4) I always tell my girls "you don't have to be the best, you just have to try your best".  I had to walk my talk.
3) I simply had to try, to see what my soul was capable of.

I was trying, with all 1% I had left. 

Now that I look back, I think my body went into of form of self-preservation,  Who knows what damage I would have done otherwise?

The funny thing is those, that even in those long hours, I don't remember thinking about much else, as I usually do when running.  I remember being a bit annoyed, continually getting asked "Is this your first?" (meaning my first MMT).  It made me feel like a newbie.  Yes, MMT was hard, but I had been on other tough courses. I also thought of Sandi and Steve, knowing they were watching their computer screens and starting to worry about me. Other than that though, my sole focus was moving forward.  I would look up at the next hills, possibly whisper a "shit", and keep going. 

As the sun rose, more and more runners passed, especially in the last 3 miles of road.  I tried to run, but I couldn't.

I felt weak.  I felt strong.  Despite my broken body, somehow I had willed my way through the past 12 hours.  My spirit was powerful.

As I finished, I thanked my pacer, knowing it would never be enough.  If it wasn't for him, I knew it was likely that my body might still be curled up beside a rock.


A few hours later:

When I called Sandi at the top of a view point overlooking Luray (the Ouray of the East) as I began my journey to Washington DC, I started telling her about the race.  I began to tell her of my journey, but almost instantly I started crying. Actually, I wept.  All I could get out was "it was so hard" knowing she was one of the 2 people knowing I didn't mean the course.  I had been holding in my tears for so long, not really sure what they were from...disappointment, anger, pain, joy, relief. 

Steve of course was my second phone call, the only other person who knew what limits I had pushed.  Kindly, he paid for my hotel so I'd be a bit better refreshed for my tour of DC the next day, as my original plan was to camp.


The ego is a funny thing.  Not long after finishing, and even during part of the last 25 miles, I felt embarrassed.  I thought of other thoughts on me: What is wrong with her?  She's slow, I thought she was supposed to be good! 

Of course, I was reflecting the negative perception in my own head.  I knew I should be proud of myself for what I had achieved, but instead the thought "why am I not better?' kept entering my mind. 

I know I am good enough, or just plain "enough".  I just need to believe it.

"The world breaks everyone and afterward, we are stronger in the broken places" -Ernest Hemingway


Afterward:  New Adventures

After training hard, or rather, putting my body through torture since junior high, I am quite certain it starting to break down.  Yes, I know that sounds ridiculous at 27, but that's the signal it is giving me.  It's time to take a step back from ultras, hopefully figure out my hip, and let my body reset.

Of course, I do have one more adventure in mind.  Pacer and I are moving to Boulder, CO next week (just 10 minutes away from Sandi!) and I can't just past up the opportunity to explore summer in the mountains.  Hiking will take up most of the next few months, until it starts to get cold again and I can better resist the urge to explore.

We have particular route in mind...

Even since reading "Becoming Odyssa" I've wanted to do a through hike.  I also missed the clarity I had in my thoughts after climbing Mt.
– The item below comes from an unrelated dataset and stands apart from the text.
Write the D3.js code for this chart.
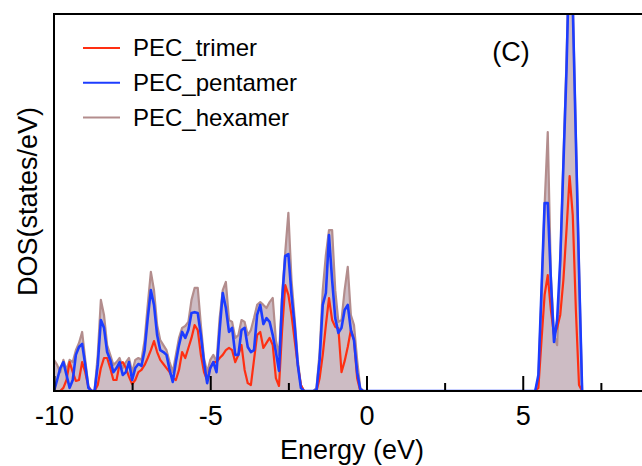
<!DOCTYPE html>
<html>
<head>
<meta charset="utf-8">
<script src="https://cdn.jsdelivr.net/npm/d3@7"></script>
<style>
  body { margin: 0; background: #fff; }
  svg { display: block; font-family: "Liberation Sans", Arial, sans-serif; }
</style>
</head>
<body>
<div id="chart"></div>
<script>
// Energy grid (eV): valence band -10..0, conduction band 5.3..6.9
const energy = [
  -10.0, -9.9, -9.8, -9.7, -9.6, -9.5, -9.4, -9.3, -9.2, -9.1,
  -9.0, -8.9, -8.8, -8.7, -8.6, -8.5, -8.4, -8.3, -8.2, -8.1,
  -8.0, -7.9, -7.8, -7.7, -7.6, -7.5, -7.4, -7.3, -7.2, -7.1,
  -7.0, -6.9, -6.8, -6.7, -6.6, -6.5, -6.4, -6.3, -6.2, -6.1,
  -6.0, -5.9, -5.8, -5.7, -5.6, -5.5, -5.4, -5.3, -5.2, -5.1,
  -5.0, -4.9, -4.8, -4.7, -4.6, -4.5, -4.4, -4.3, -4.2, -4.1,
  -4.0, -3.9, -3.8, -3.7, -3.6, -3.5, -3.4, -3.3, -3.2, -3.1,
  -3.0, -2.9, -2.8, -2.7, -2.6, -2.5, -2.4, -2.3, -2.2, -2.1,
  -2.0, -1.9, -1.8, -1.7, -1.6, -1.5, -1.4, -1.3, -1.2, -1.1,
  -1.0, -0.9, -0.8, -0.7, -0.6, -0.5, -0.4, -0.3, -0.2, -0.1,
  0.0,
  5.3, 5.4, 5.5, 5.6, 5.7, 5.8, 5.9, 6.0, 6.1, 6.2,
  6.3, 6.4, 6.5, 6.6, 6.7, 6.8, 6.9
];

const trimer = [
  0, 0, 0, 0.10, 0.35, 0.92, 0.60, 0.32, 0.35, 0.92,
  0.60, 0.13, 0, 0, 0.19, 0.73, 1.05, 1.05, 0.73, 0.35,
  0.35, 0.86, 0.92, 0.73, 0.45, 0.22, 0.35, 0.60, 0.67, 0.83,
  1.05, 1.30, 1.59, 1.24, 0.99, 0.86, 0.73, 0.60, 0.41, 0.35,
  0.67, 1.24, 1.05, 1.37, 1.69, 2.10, 1.94, 1.15, 0.60, 0.35,
  0.73, 0.92, 0.92, 1.05, 1.15, 1.30, 1.37, 1.30, 0.92, 1.15,
  1.46, 0.67, 0.25, 0.19, 0.99, 1.78, 1.88, 1.37, 1.53, 1.69,
  1.46, 0.41, 0.16, 1.94, 3.37, 3.06, 2.42, 1.62, 0.83, 0.19,
  0, 0, 0, 0, 0, 0.41, 1.15, 2.10, 2.96, 2.26,
  2.04, 2.00, 0.60, 0.95, 1.40, 1.94, 1.62, 0.41, 0, 0,
  0,
  0, 0, 0.10, 1.62, 3.06, 3.69, 2.58, 1.78, 2.01, 2.42,
  3.53, 5.12, 6.84, 5.60, 2.58, 0.19, 0
];

const pentamer = [
  0, 0.35, 0.73, 0.92, 0.51, 0.10, 0.35, 1.15, 1.40, 1.50,
  0.83, 0.10, 0, 0, 0.83, 2.26, 2.01, 1.24, 0.99, 0.60,
  0.73, 0.92, 0.51, 0.60, 0.92, 0.35, 0.73, 0.86, 0.80, 1.30,
  2.32, 3.21, 2.74, 1.78, 1.30, 1.24, 1.15, 0.67, 0.29, 0.92,
  1.46, 1.88, 1.69, 1.94, 2.48, 2.51, 2.48, 1.78, 0.92, 0.25,
  0.73, 0.92, 0.60, 1.94, 3.12, 2.64, 1.88, 2.01, 1.15, 1.15,
  1.94, 2.01, 1.40, 1.24, 1.30, 2.42, 2.74, 2.13, 2.32, 2.20,
  1.78, 1.24, 0.64, 2.90, 4.30, 4.36, 3.06, 2.10, 0.83, 0.10,
  0, 0, 0, 0, 0.03, 0.99, 2.74, 3.12, 4.96, 3.53,
  2.32, 1.85, 2.01, 2.58, 2.74, 1.94, 1.62, 0.60, 0.06, 0,
  0,
  0, 0, 0.51, 3.21, 5.98, 5.98, 3.53, 1.56, 2.26, 4.17,
  7.19, 10.22, 14.35, 12.28, 7.99, 3.85, 0
];

const hexamer = [
  0.99, 0.83, 0.60, 0.99, 0.67, 0.99, 0.92, 1.30, 1.53, 1.88,
  0.99, 0.16, 0, 0.03, 1.15, 2.90, 2.42, 1.46, 1.15, 0.83,
  0.92, 1.05, 0.73, 0.92, 1.05, 0.60, 0.99, 1.05, 0.99, 1.62,
  2.74, 3.79, 3.21, 2.10, 1.62, 1.46, 1.30, 0.92, 0.60, 1.15,
  1.69, 2.01, 2.07, 2.20, 2.90, 3.28, 3.28, 2.10, 1.05, 0.60,
  0.99, 1.15, 0.92, 2.32, 3.21, 3.47, 2.26, 2.20, 1.69, 1.78,
  2.26, 2.20, 1.78, 1.94, 2.32, 2.74, 2.83, 2.74, 2.64, 2.83,
  2.96, 1.62, 1.15, 3.06, 4.42, 5.67, 3.53, 2.32, 0.99, 0.19,
  0, 0, 0, 0, 0.10, 1.24, 3.21, 4.33, 5.12, 5.12,
  3.21, 2.20, 2.26, 3.21, 3.95, 2.42, 2.10, 0.99, 0.10, 0,
  0,
  0, 0, 0.41, 3.06, 5.92, 8.24, 3.69, 1.78, 1.46, 4.01,
  7.35, 10.53, 14.35, 12.44, 8.15, 4.01, 0
];

const seriesNames = ["PEC_trimer", "PEC_pentamer", "PEC_hexamer"];
const majorTicks = [-10, -5, 0, 5];
const minorTicks = [-7.5, -2.5, 2.5, 7.5];

// 1. canvas + margins (right side of the frame runs off the picture)
const margin = {top: 14, left: 54},
      width = 679 - margin.left,
      height = 391 - margin.top;

const svg = d3.select("#chart")
  .append("svg")
    .attr("width", 642)
    .attr("height", 466)
  .append("g")
    .attr("transform", `translate(${margin.left},${margin.top})`);

// 2. scales
const x = d3.scaleLinear().domain([-10, 10]).range([0, width]);
const y = d3.scaleLinear().domain([0, 12]).range([height, 0]);

const color = d3.scaleOrdinal()
  .domain(seriesNames)
  .range(["#ff2f12", "#1c3cff", "#b38d8d"]);

const rows = energy.map((e, i) => ({e, trimer: trimer[i], pentamer: pentamer[i], hexamer: hexamer[i]}));

svg.append("clipPath").attr("id", "clip")
  .append("rect").attr("width", width).attr("height", height);

const plot = svg.append("g").attr("clip-path", "url(#clip)");

// 3. hexamer filled, then the lines on top
plot.append("path")
  .datum(rows)
  .attr("fill", "#cdbcc4")
  .attr("d", d3.area().x(d => x(d.e)).y0(y(0)).y1(d => y(d.hexamer)));

const keys = ["hexamer", "trimer", "pentamer"];
keys.forEach(function(k) {
  plot.append("path")
    .datum(rows)
    .attr("fill", "none")
    .attr("stroke", color("PEC_" + k))
    .attr("stroke-width", k === "pentamer" ? 2.6 : 2.2)
    .attr("stroke-linejoin", "round")
    .attr("d", d3.line().x(d => x(d.e)).y(d => y(d[k])));
});

// 4. frame + inward ticks
svg.append("rect")
  .attr("width", width).attr("height", height)
  .attr("fill", "none").attr("stroke", "#000").attr("stroke-width", 2);

const xMajor = svg.append("g")
  .attr("transform", `translate(0,${height})`)
  .call(d3.axisBottom(x).tickValues(majorTicks).tickSize(-15).tickPadding(15)
    .tickFormat(d => String(d)));

const xMinor = svg.append("g")
  .attr("transform", `translate(0,${height})`)
  .call(d3.axisBottom(x).tickValues(minorTicks).tickSize(-8).tickFormat(""));

[xMajor, xMinor].forEach(function(g) {
  g.select(".domain").remove();
  g.selectAll(".tick line").attr("stroke", "#000").attr("stroke-width", 2);
});
xMajor.selectAll(".tick text")
  .attr("fill", "#000")
  .style("font-size", "27px")
  .style("font-family", "'Liberation Sans', Arial, sans-serif");

// 5. axis titles
svg.append("text")
  .attr("x", 352 - margin.left).attr("y", 459 - margin.top)
  .attr("text-anchor", "middle")
  .style("font-size", "27px")
  .text("Energy (eV)");

svg.append("text")
  .attr("transform", `translate(${37 - margin.left},${height / 2 - 1}) rotate(-90)`)
  .attr("text-anchor", "middle")
  .style("font-size", "27px")
  .text("DOS(states/eV)");

svg.append("text")
  .attr("x", 511 - margin.left).attr("y", 61 - margin.top)
  .attr("text-anchor", "middle")
  .style("font-size", "27px")
  .text("(C)");

// 6. legend
const legend = svg.append("g")
  .attr("transform", `translate(${83 - margin.left},${48 - margin.top})`);

seriesNames.forEach(function(name, i) {
  const row = legend.append("g").attr("transform", `translate(0,${i * 34.7})`);
  row.append("line")
    .attr("x1", 0).attr("x2", 37)
    .attr("stroke", color(name)).attr("stroke-width", 2);
  row.append("text")
    .attr("x", 50).attr("dy", "0.35em")
    .style("font-size", "24px")
    .text(name);
});
</script>
</body>
</html>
Kilimanjaro. I wanted to feel true beauty again, the kind you can only get after moving your body for hours on end, feeling its power, not shaving and never looking in the mirror. 

Then, a few months ago my friend told me she hiked the Colorado Trail with her dog. The seed was planted.  Pacer and I were going to hike the CT in August at a relatively easy pace of roughly 20 miles per day.

At 500 miles, it's challenging but not a huge time commitment.  Enough time to feel scared and hopefully overcome that fear, let my head clear from it's usual chatter, and just be one with nature and my dog.

Pacer and I training for our hike!

As I end this blog, I'm realizing the end is just as difficult to write as the beginning.  Maybe because it's not the end.  Actually, I think it is a new beginning.